##### Dataset rows #####

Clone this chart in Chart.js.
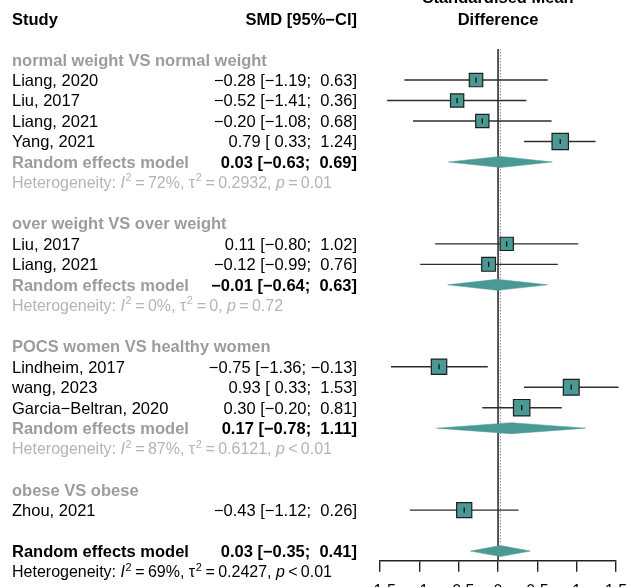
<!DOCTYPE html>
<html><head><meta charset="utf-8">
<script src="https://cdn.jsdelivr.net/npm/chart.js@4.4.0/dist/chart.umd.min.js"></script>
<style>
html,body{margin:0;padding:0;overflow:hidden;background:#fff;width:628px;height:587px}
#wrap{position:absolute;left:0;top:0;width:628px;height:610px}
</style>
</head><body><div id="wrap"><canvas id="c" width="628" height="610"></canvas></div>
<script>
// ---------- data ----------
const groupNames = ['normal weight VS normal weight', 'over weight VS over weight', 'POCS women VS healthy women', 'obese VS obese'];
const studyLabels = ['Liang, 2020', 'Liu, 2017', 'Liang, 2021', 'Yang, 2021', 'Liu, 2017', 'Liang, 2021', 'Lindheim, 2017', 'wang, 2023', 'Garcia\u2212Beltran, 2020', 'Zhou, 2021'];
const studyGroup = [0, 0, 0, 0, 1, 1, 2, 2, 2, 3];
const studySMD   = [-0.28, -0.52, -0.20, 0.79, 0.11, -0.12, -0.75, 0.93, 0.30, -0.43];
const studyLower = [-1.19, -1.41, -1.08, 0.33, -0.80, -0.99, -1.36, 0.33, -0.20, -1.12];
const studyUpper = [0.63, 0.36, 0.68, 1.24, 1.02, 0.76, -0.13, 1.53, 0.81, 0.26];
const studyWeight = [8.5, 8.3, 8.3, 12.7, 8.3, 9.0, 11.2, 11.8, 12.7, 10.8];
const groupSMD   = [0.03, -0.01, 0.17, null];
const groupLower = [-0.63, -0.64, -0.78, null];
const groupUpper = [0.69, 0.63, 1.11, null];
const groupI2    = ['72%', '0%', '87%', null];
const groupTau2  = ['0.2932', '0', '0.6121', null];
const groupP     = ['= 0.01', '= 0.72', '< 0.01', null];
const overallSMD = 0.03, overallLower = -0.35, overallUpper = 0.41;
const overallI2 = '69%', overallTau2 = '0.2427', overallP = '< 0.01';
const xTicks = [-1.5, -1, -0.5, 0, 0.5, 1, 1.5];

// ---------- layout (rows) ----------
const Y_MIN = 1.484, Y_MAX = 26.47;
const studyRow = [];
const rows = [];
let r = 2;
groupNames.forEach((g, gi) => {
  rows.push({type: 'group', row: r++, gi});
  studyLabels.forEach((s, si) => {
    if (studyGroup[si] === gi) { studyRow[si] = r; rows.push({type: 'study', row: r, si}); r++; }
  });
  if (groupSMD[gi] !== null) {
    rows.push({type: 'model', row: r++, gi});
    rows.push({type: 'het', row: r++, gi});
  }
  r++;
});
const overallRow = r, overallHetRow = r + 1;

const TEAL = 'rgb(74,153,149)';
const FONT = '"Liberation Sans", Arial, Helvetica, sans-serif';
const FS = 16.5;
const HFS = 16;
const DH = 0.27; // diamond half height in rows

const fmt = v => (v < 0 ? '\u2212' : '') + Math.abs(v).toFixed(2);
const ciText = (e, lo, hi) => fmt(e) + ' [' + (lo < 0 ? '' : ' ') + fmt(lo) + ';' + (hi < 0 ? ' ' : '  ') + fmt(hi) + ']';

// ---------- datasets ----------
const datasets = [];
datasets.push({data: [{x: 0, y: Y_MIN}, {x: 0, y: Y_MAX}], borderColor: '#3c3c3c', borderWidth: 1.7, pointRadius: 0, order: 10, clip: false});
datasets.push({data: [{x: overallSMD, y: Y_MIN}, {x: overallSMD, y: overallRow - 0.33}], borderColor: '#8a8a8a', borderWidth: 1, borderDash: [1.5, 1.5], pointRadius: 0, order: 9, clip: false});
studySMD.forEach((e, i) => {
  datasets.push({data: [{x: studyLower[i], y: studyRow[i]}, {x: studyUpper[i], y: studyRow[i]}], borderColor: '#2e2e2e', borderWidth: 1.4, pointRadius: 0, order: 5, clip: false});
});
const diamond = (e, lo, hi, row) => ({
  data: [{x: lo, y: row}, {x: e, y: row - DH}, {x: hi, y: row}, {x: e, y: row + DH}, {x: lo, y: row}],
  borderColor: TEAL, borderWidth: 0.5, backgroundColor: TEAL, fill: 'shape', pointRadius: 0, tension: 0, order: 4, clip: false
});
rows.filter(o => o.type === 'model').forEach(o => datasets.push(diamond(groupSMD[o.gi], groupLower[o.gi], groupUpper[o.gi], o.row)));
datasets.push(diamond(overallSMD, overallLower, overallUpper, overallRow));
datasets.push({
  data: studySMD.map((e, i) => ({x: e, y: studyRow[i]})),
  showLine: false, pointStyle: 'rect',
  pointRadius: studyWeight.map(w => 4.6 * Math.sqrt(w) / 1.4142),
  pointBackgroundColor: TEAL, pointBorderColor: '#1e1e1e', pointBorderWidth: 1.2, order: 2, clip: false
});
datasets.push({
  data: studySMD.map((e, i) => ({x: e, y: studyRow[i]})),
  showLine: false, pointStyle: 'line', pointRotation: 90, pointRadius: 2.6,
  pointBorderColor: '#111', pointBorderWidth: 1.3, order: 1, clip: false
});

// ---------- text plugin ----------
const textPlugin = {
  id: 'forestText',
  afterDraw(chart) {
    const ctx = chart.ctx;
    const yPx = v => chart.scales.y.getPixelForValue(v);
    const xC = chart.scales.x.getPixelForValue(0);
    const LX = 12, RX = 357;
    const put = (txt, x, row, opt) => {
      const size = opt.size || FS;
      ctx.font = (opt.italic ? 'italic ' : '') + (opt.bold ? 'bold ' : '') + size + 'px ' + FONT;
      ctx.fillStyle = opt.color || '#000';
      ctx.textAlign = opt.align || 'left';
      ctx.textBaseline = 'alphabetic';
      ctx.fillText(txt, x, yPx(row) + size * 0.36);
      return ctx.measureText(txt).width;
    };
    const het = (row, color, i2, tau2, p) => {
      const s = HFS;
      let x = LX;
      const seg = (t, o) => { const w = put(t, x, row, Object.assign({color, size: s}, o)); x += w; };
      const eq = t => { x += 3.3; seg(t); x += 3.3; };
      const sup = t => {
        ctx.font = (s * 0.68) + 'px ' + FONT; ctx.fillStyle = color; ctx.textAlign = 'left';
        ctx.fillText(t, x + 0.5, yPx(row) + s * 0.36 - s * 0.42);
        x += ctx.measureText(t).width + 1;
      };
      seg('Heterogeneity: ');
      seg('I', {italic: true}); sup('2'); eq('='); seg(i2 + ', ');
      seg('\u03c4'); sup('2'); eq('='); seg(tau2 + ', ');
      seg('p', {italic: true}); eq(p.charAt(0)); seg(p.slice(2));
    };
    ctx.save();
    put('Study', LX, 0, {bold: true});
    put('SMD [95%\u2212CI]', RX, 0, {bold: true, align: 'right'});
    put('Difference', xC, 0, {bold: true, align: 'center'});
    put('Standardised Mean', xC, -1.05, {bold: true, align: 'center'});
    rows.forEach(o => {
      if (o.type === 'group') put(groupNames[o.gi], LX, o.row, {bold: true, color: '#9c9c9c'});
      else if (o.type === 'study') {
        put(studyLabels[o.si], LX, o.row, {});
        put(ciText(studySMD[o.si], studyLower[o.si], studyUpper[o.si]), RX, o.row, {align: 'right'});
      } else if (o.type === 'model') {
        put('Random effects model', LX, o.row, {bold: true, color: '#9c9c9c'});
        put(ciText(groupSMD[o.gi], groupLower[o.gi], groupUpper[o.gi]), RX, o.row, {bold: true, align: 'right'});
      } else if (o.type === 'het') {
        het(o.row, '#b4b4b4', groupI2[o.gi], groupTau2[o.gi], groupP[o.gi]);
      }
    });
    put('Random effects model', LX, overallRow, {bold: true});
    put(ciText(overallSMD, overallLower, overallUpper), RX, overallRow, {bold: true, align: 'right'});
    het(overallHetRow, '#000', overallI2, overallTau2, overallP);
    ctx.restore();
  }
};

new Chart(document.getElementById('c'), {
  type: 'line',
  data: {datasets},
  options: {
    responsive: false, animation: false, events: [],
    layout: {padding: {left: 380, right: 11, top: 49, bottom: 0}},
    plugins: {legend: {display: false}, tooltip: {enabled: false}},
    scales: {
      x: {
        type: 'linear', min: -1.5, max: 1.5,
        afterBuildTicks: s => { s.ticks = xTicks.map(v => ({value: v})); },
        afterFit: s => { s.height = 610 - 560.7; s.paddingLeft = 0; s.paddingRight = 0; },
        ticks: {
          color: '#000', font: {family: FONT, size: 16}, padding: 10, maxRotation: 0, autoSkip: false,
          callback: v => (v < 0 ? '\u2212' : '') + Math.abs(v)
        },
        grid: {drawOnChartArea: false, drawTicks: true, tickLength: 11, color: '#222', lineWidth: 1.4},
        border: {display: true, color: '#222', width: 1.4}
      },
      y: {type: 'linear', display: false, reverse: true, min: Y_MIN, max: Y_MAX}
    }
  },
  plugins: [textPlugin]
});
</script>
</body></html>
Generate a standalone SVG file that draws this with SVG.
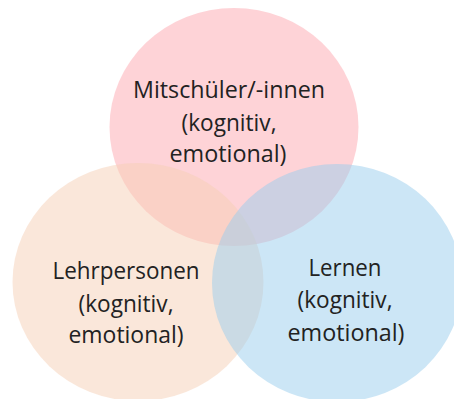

#####

Up to and including the line with "const xTicks = [-1.5, -1, -0.5, 0, 0.5, 1, 1.5];", copy the data above from its first line. Skip pictures.

Clone this chart in Chart.js.
<!DOCTYPE html>
<html><head><meta charset="utf-8">
<script src="https://cdn.jsdelivr.net/npm/chart.js@4.4.0/dist/chart.umd.min.js"></script>
<style>
html,body{margin:0;padding:0;overflow:hidden;background:#fff;width:628px;height:587px}
#wrap{position:absolute;left:0;top:0;width:628px;height:610px}
</style>
</head><body><div id="wrap"><canvas id="c" width="628" height="610"></canvas></div>
<script>
// ---------- data ----------
const groupNames = ['normal weight VS normal weight', 'over weight VS over weight', 'POCS women VS healthy women', 'obese VS obese'];
const studyLabels = ['Liang, 2020', 'Liu, 2017', 'Liang, 2021', 'Yang, 2021', 'Liu, 2017', 'Liang, 2021', 'Lindheim, 2017', 'wang, 2023', 'Garcia\u2212Beltran, 2020', 'Zhou, 2021'];
const studyGroup = [0, 0, 0, 0, 1, 1, 2, 2, 2, 3];
const studySMD   = [-0.28, -0.52, -0.20, 0.79, 0.11, -0.12, -0.75, 0.93, 0.30, -0.43];
const studyLower = [-1.19, -1.41, -1.08, 0.33, -0.80, -0.99, -1.36, 0.33, -0.20, -1.12];
const studyUpper = [0.63, 0.36, 0.68, 1.24, 1.02, 0.76, -0.13, 1.53, 0.81, 0.26];
const studyWeight = [8.5, 8.3, 8.3, 12.7, 8.3, 9.0, 11.2, 11.8, 12.7, 10.8];
const groupSMD   = [0.03, -0.01, 0.17, null];
const groupLower = [-0.63, -0.64, -0.78, null];
const groupUpper = [0.69, 0.63, 1.11, null];
const groupI2    = ['72%', '0%', '87%', null];
const groupTau2  = ['0.2932', '0', '0.6121', null];
const groupP     = ['= 0.01', '= 0.72', '< 0.01', null];
const overallSMD = 0.03, overallLower = -0.35, overallUpper = 0.41;
const overallI2 = '69%', overallTau2 = '0.2427', overallP = '< 0.01';
const xTicks = [-1.5, -1, -0.5, 0, 0.5, 1, 1.5];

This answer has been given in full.